- Task prompt: Write out the full listing exactly as given, minus the images.
--- Start of Dataset section ---
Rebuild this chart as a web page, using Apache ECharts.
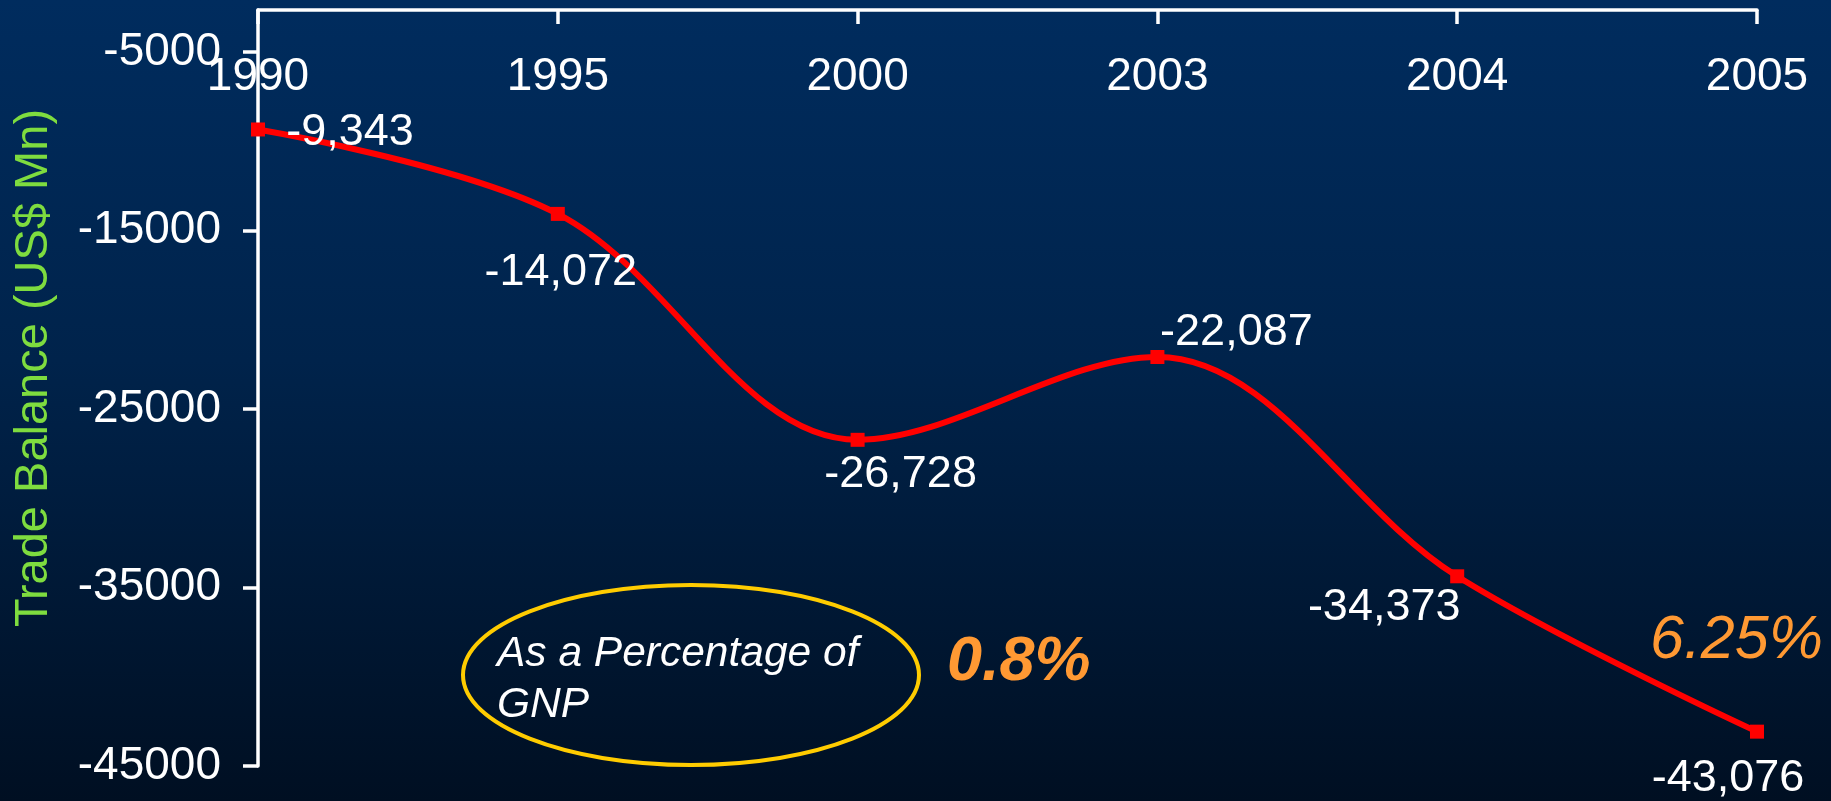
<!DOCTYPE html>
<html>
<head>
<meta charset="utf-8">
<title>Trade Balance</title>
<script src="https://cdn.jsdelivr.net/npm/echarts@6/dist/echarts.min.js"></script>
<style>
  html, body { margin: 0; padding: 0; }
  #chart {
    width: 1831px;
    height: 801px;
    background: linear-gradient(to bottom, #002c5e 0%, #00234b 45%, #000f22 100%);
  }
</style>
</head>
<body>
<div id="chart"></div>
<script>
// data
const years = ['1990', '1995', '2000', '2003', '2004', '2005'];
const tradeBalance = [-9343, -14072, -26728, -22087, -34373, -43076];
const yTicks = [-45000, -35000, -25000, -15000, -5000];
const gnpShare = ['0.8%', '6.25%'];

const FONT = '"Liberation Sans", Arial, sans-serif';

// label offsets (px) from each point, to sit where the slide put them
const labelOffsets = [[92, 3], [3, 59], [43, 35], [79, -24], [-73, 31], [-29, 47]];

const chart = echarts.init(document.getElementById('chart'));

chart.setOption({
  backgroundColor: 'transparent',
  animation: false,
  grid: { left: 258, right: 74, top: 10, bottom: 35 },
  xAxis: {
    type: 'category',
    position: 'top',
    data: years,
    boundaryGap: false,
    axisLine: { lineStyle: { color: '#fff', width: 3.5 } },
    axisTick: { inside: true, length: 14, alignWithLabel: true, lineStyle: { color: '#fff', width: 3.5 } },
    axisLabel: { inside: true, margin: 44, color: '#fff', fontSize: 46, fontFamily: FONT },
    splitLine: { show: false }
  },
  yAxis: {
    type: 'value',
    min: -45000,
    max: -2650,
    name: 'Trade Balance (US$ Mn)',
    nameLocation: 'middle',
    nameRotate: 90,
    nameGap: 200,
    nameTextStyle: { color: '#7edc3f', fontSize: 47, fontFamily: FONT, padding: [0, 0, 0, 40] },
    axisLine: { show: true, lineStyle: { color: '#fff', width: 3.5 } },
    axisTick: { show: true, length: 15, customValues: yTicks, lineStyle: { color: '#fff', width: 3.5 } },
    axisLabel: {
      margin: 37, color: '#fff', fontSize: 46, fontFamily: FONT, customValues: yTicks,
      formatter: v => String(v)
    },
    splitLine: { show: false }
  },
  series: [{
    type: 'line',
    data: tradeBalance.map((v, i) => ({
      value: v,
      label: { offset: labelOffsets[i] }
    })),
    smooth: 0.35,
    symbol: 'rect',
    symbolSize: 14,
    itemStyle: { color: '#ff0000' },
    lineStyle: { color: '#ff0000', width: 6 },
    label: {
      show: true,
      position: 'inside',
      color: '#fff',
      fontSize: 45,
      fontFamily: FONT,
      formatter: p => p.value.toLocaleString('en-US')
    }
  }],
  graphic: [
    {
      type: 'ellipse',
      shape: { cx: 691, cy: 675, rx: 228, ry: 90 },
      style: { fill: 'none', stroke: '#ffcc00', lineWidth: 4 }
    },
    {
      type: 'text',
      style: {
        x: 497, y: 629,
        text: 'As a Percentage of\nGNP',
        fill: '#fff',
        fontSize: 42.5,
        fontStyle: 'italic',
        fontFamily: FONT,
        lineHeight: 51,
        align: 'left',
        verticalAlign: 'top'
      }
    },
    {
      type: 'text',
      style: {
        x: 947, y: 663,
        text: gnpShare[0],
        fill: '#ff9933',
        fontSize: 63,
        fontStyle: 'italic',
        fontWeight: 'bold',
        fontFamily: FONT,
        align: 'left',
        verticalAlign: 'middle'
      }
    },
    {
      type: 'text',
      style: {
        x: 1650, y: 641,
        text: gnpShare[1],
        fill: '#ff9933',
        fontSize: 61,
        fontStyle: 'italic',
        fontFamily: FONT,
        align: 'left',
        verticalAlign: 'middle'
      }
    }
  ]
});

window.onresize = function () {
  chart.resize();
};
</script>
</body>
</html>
--- End of Dataset section ---
- Written solution:
Rebuild this chart as a web page, using Apache ECharts.
<!DOCTYPE html>
<html>
<head>
<meta charset="utf-8">
<title>Trade Balance</title>
<script src="https://cdn.jsdelivr.net/npm/echarts@6/dist/echarts.min.js"></script>
<style>
  html, body { margin: 0; padding: 0; }
  #chart {
    width: 1831px;
    height: 801px;
    background: linear-gradient(to bottom, #002c5e 0%, #00234b 45%, #000f22 100%);
  }
</style>
</head>
<body>
<div id="chart"></div>
<script>
// data
const years = ['1990', '1995', '2000', '2003', '2004', '2005'];
const tradeBalance = [-9343, -14072, -26728, -22087, -34373, -43076];
const yTicks = [-45000, -35000, -25000, -15000, -5000];
const gnpShare = ['0.8%', '6.25%'];

const FONT = '"Liberation Sans", Arial, sans-serif';

// label offsets (px) from each point, to sit where the slide put them
const labelOffsets = [[92, 3], [3, 59], [43, 35], [79, -24], [-73, 31], [-29, 47]];

const chart = echarts.init(document.getElementById('chart'));

chart.setOption({
  backgroundColor: 'transparent',
  animation: false,
  grid: { left: 258, right: 74, top: 10, bottom: 35 },
  xAxis: {
    type: 'category',
    position: 'top',
    data: years,
    boundaryGap: false,
    axisLine: { lineStyle: { color: '#fff', width: 3.5 } },
    axisTick: { inside: true, length: 14, alignWithLabel: true, lineStyle: { color: '#fff', width: 3.5 } },
    axisLabel: { inside: true, margin: 44, color: '#fff', fontSize: 46, fontFamily: FONT },
    splitLine: { show: false }
  },
  yAxis: {
    type: 'value',
    min: -45000,
    max: -2650,
    name: 'Trade Balance (US$ Mn)',
    nameLocation: 'middle',
    nameRotate: 90,
    nameGap: 200,
    nameTextStyle: { color: '#7edc3f', fontSize: 47, fontFamily: FONT, padding: [0, 0, 0, 40] },
    axisLine: { show: true, lineStyle: { color: '#fff', width: 3.5 } },
    axisTick: { show: true, length: 15, customValues: yTicks, lineStyle: { color: '#fff', width: 3.5 } },
    axisLabel: {
      margin: 37, color: '#fff', fontSize: 46, fontFamily: FONT, customValues: yTicks,
      formatter: v => String(v)
    },
    splitLine: { show: false }
  },
  series: [{
    type: 'line',
    data: tradeBalance.map((v, i) => ({
      value: v,
      label: { offset: labelOffsets[i] }
    })),
    smooth: 0.35,
    symbol: 'rect',
    symbolSize: 14,
    itemStyle: { color: '#ff0000' },
    lineStyle: { color: '#ff0000', width: 6 },
    label: {
      show: true,
      position: 'inside',
      color: '#fff',
      fontSize: 45,
      fontFamily: FONT,
      formatter: p => p.value.toLocaleString('en-US')
    }
  }],
  graphic: [
    {
      type: 'ellipse',
      shape: { cx: 691, cy: 675, rx: 228, ry: 90 },
      style: { fill: 'none', stroke: '#ffcc00', lineWidth: 4 }
    },
    {
      type: 'text',
      style: {
        x: 497, y: 629,
        text: 'As a Percentage of\nGNP',
        fill: '#fff',
        fontSize: 42.5,
        fontStyle: 'italic',
        fontFamily: FONT,
        lineHeight: 51,
        align: 'left',
        verticalAlign: 'top'
      }
    },
    {
      type: 'text',
      style: {
        x: 947, y: 663,
        text: gnpShare[0],
        fill: '#ff9933',
        fontSize: 63,
        fontStyle: 'italic',
        fontWeight: 'bold',
        fontFamily: FONT,
        align: 'left',
        verticalAlign: 'middle'
      }
    },
    {
      type: 'text',
      style: {
        x: 1650, y: 641,
        text: gnpShare[1],
        fill: '#ff9933',
        fontSize: 61,
        fontStyle: 'italic',
        fontFamily: FONT,
        align: 'left',
        verticalAlign: 'middle'
      }
    }
  ]
});

window.onresize = function () {
  chart.resize();
};
</script>
</body>
</html>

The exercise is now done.